I don’t mind sushi. Sure, I don’t love the stuff - I’m a farm girl after all, not a mermaid. I’d take a big juicy steak over raw fish wrapped in seaweed any day of the week...
Hey – do you know what I can’t stand? People who claim to be vegetarians but eat seafood. So, you won’t eat a cow cause it’s alive and it can moo so it can feel pain, but you’ll eat a poor little shrimp or a wall-eye? WTF?! Fish have feelings too. Just cause you can’t hear their tiny high-pitched wails underwater and their tears get jumbled up in the ocean before you can decipher them doesn’t mean they aren’t crying.
These people, they call themselves ‘pesce-vegetarians’ and they think by having vegetarian in their label they are somehow more virtuous or moral than us more carnivorous-vegetarians. But I ask, what is the difference between someone who has no qualms chomping on Nemo or Kermit the Frog’s legs, and me who would happily chow down the Easter Bunny or Bambi’s mom?
Ya – Bambi’s mom. I am no longer allowed in the ‘Canadian Wildlife’ exhibit at the Calgary Zoo….my tummy rumbled so loud the zoo-keepers thought it best to protect their moose, elk, deer….Mmmm……deer steak......sorry, what? oh ya….
Who are these people anyway – these fish-a-tarians? Think about all the flies and worms that these non-committal, wanna-be-do-gooder, pesky-people - oops…I mean ‘pesce-people’ - are sacrificing just to catch their dinners. Flies and worms have feelings too people!
If you ask me, these fish-a-tarians are prejudice. Only eating ugly things does not make it ok. Let's face it more people sell puppy calendars than tadpole calendars, but I don’t think that’s a reason to deem them ‘ok to eat’.
See, I don’t judge. Cute things are just as edible as ugly ones.
We live on the top of the food chain – we get to taste EVERYTHING! It’s a locational-perk!
I made a friend in university. Nice enough guy and I liked him probably from the first time I met him, but the day he made the transition from ‘acquaintance’ to ‘friend’ was the day he called me and invited me for dinner cause he was “making vegetarian lasagna”.
Yes, vegetarian….and yes, I showed up.
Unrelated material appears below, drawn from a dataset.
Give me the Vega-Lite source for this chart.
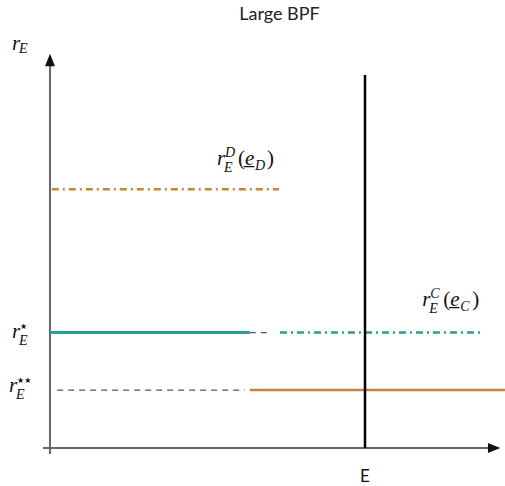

I’m not proud of it given my beliefs, but hell, I was in university – pride didn’t stand a chance against free food!
Anyhow, when he set a plate of vegetarian lasagna in front of me I was ecstatically-surprised to see ground beef falling out all four sides! “Kevin!” I exclaimed, “I thought you said you made vegetarian lasagna!”
“I did.” He said, wondering what the problem was. “I made vegetarian lasagna cause it was healthy, then I added meat so it tasted good.”
Yup. I knew right there…friends for life.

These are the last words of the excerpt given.